Durdle Door is an iconic limestone arch along the coast. I shouldn’t have been surprised, but getting to Durdle Door requires a 1/4 mile steep descent along a rocky path. There are actually miles of coastal paths connecting sites like Durdle Door and Lulworth Cove, and had I been injury-free, I would’ve loved to do some trail running along them. The first image in this post is also from the Durdle Door area–I definitely found the coastline here most stunning.
There are stairs down to the beach in front of Durdle Door, and you can even swim there. Bring good walking shoes for this visit since the paths are uneven and steep!
Need some hiking gear recs? I use these boots and these poles. I don’t think poles are necessary for Durdle Door (they’re usually not allowed in carry-ons either), but some athletic shoes are definitely helpful. These links go to Amazon if you’re planning to shop there anyways, but I also want to encourage you to buy secondhand and from local stores, when possible.
Lulworth Cove is another beautiful natural rock formation. Unlike Durdle Door, it’s right next to a town, so you can pick up an ice cream on a hot day, or some tea on a nasty day. I found the short walk to the cove much easier than the one to Durdle Door, though I’d still recommend sturdy shoes.

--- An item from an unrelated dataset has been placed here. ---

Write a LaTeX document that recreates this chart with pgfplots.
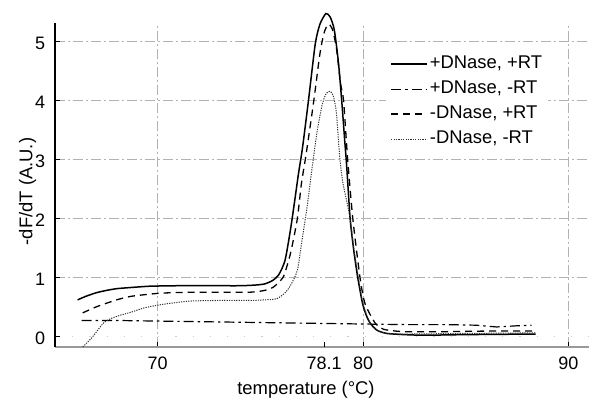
\documentclass[border=0pt]{standalone}
\usepackage{pgfplots}
\pgfplotsset{compat=1.18}
\usepackage{fontspec}
\setmainfont{Liberation Sans}
\begin{document}
\fontsize{9.2pt}{11pt}\selectfont
\begin{tikzpicture}
\path[use as bounding box] (0,0) rectangle (294.5pt,199.5pt);
\begin{axis}[
  at={(27.5pt,26pt)}, anchor=south west,
  scale only axis, width=267pt, height=162pt,
  xmin=65, xmax=91, ymin=-0.18, ymax=5.32,
  clip=false,
  axis x line=bottom, axis y line=left,
  axis line style={-},
  x axis line style={gray!80, line width=1pt},
  y axis line style={black, line width=0.6pt},
  xtick={70,80,90}, ytick={1,2,3,4,5},
  extra x ticks={78.1},
  extra x tick style={grid=none, xticklabel style={/pgf/number format/precision=1}},
  extra y ticks={0},
  extra y tick style={major grid style={gray!40, line width=0.4pt, dash pattern=on 0.6pt off 8pt}},
  tick align=inside, major tick length=2.5pt,
  tick style={black, line width=0.4pt},
  /pgf/number format/assume math mode=true,
  /pgf/number format/fixed,
  /pgf/number format/1000 sep={},
  grid=major,
  major grid style={gray!60, line width=0.4pt, dash pattern=on 5pt off 1.5pt on 1pt off 1.5pt},
  font=\fontsize{9.2pt}{11pt}\selectfont,
  tick label style={font=\fontsize{9pt}{11pt}\selectfont},
  xticklabel style={anchor=base, yshift=-11.5pt, inner sep=0pt},
  yticklabel style={anchor=east, xshift=-4.75pt, yshift=-1pt, inner sep=0pt},
  xlabel={temperature (°C)},
  ylabel={-dF/dT (A.U.)},
  xlabel style={at={(0.47,0)}, anchor=base, yshift=-23.65pt, inner sep=0pt},
  ylabel style={at={(-0.0515,0.48)}, anchor=center, inner sep=0pt},
  legend cell align=left,
  legend style={at={(0.6199,0.919)}, anchor=north west, draw=none, fill=white,
    inner sep=2pt, row sep=2pt,
    nodes={inner sep=1pt, text height=6.6pt, text depth=1.9pt},
    font=\fontsize{9.2pt}{11pt}\selectfont},
  legend image code/.code={\draw[#1] (0pt,0pt) -- (12.5pt,0pt); \path (0pt,0pt) -- (18pt,0pt);},
]
% +DNase, +RT
\addplot[black, line width=0.75pt, smooth, tension=0.4] coordinates {
(66.1,0.62) (66.5,0.68) (67.0,0.74) (67.5,0.78) (68.0,0.81) (68.7,0.83) (69.5,0.85) (70,0.855)
(71,0.86) (72,0.86) (73,0.86) (74,0.86) (74.7,0.87) (75.2,0.89) (75.6,0.95) (75.9,1.05)
(76.2,1.29) (76.46,1.8) (76.65,2.25) (76.85,2.75) (77.05,3.2) (77.34,4.0) (77.67,4.96)
(77.9,5.3) (78.19,5.48) (78.4,5.42) (78.6,5.2) (78.8,4.65) (78.96,4.0) (79.1,3.35)
(79.2,2.9) (79.37,2.0) (79.55,1.45) (79.74,1.0) (79.98,0.55) (80.2,0.32) (80.4,0.2)
(80.7,0.1) (81.15,0.05) (82,0.03) (83,0.02) (85,0.03) (88.4,0.04)
};
\addlegendentry{+DNase, +RT}
% +DNase, -RT
\addplot[black, line width=0.6pt, dash pattern=on 5pt off 2pt on 1.2pt off 2pt] coordinates {
(66.3,0.27) (68,0.27) (70,0.26) (72,0.25) (74,0.24) (76,0.23) (78,0.22) (80,0.21)
(82,0.2) (84,0.2) (85.5,0.19) (86.5,0.16) (87.5,0.18) (88.2,0.19)
};
\addlegendentry{+DNase, -RT}
% -DNase, +RT
\addplot[black, line width=0.65pt, dash pattern=on 3.5pt off 2.5pt, smooth, tension=0.4] coordinates {
(66.35,0.4) (67.0,0.5) (67.4,0.55) (68,0.62) (68.7,0.68) (70,0.73) (71,0.745) (72,0.75)
(73,0.75) (74.5,0.75) (75.2,0.78) (75.65,0.84) (76.1,1.0) (76.3,1.2) (76.5,1.46)
(76.8,2.0) (77.0,2.6) (77.23,3.1) (77.6,4.0) (77.9,4.8) (78.1,5.15) (78.3,5.3) (78.5,5.22)
(78.7,4.9) (78.9,4.3) (79.05,4.0) (79.25,3.0) (79.5,2.0) (79.85,1.0) (80.1,0.55)
(80.6,0.22) (81.0,0.12) (82,0.08) (84,0.08) (86,0.09) (88.4,0.09)
};
\addlegendentry{-DNase, +RT}
% -DNase, -RT
\addplot[black!80, line width=0.5pt, dash pattern=on 0.6pt off 0.6pt, smooth, tension=0.4] coordinates {
(66.35,-0.18) (66.8,-0.02) (67.4,0.24) (68,0.34) (68.7,0.41) (69.3,0.48) (70,0.53)
(70.8,0.57) (71.6,0.6) (73,0.61) (74.5,0.61) (75.2,0.62) (75.8,0.64) (76.2,0.74)
(76.46,0.86) (76.8,1.12) (77.0,1.57) (77.27,2.19) (77.5,2.81) (77.75,3.45) (78.0,3.92)
(78.2,4.12) (78.4,4.16) (78.55,4.08) (78.7,3.8) (78.85,3.1) (79.0,2.64) (79.2,2.3)
(79.37,2.0) (79.55,1.5) (79.77,1.0) (80.0,0.55) (80.35,0.22) (80.7,0.1) (81.2,0.05)
(82,0.04) (85,0.05) (88.4,0.06)
};
\addlegendentry{-DNase, -RT}
\end{axis}
\end{tikzpicture}
\end{document}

One thing I appreciated was the little museum/info center, where you could watch a video about the science behind the cove, and take a look at different fossils.
Quaint Towns Along the Jurassic Coast
The Jurassic Coast is more than stunning landscapes–it’s also full of cute and colorful towns. Here are some you might consider stopping by.
Weymouth is a seaside town with colorful houses, beaches, and lots of local souvenirs–it’s basically your classic beach town. It’s easily accessed via train and bus. I found it livelier than Bournemouth and would’ve liked to stay here instead, though housing does tend to be pricier. There are plenty of things to do in Weymouth, including arcades, watersports, and an aquarium. The linked guide will also go over popular hikes, restaurants, and places to stay, all from a local’s perspective!
Poole is smaller than Bournemouth or Weymouth, but is still charming. I especially liked the quaint buildings and storefronts along the harbor, and the charity shops. The city is easily accessible by train, and you can also take ferries to France and Jersey from here.
Map of the Best Places to Visit Along Jurassic Coast, UK
If you’re planning a trip to England and want to go somewhere other than London, or somewhere with more nature, I definitely recommend Jurassic Coast. It is possible to do a day trip from London, but I think it’d be pretty tiring. I’d stay at least a night or two, so you have a full day to explore the coastline. Bring some good athletic shoes, and you’ll be all set for some lovely views and walks.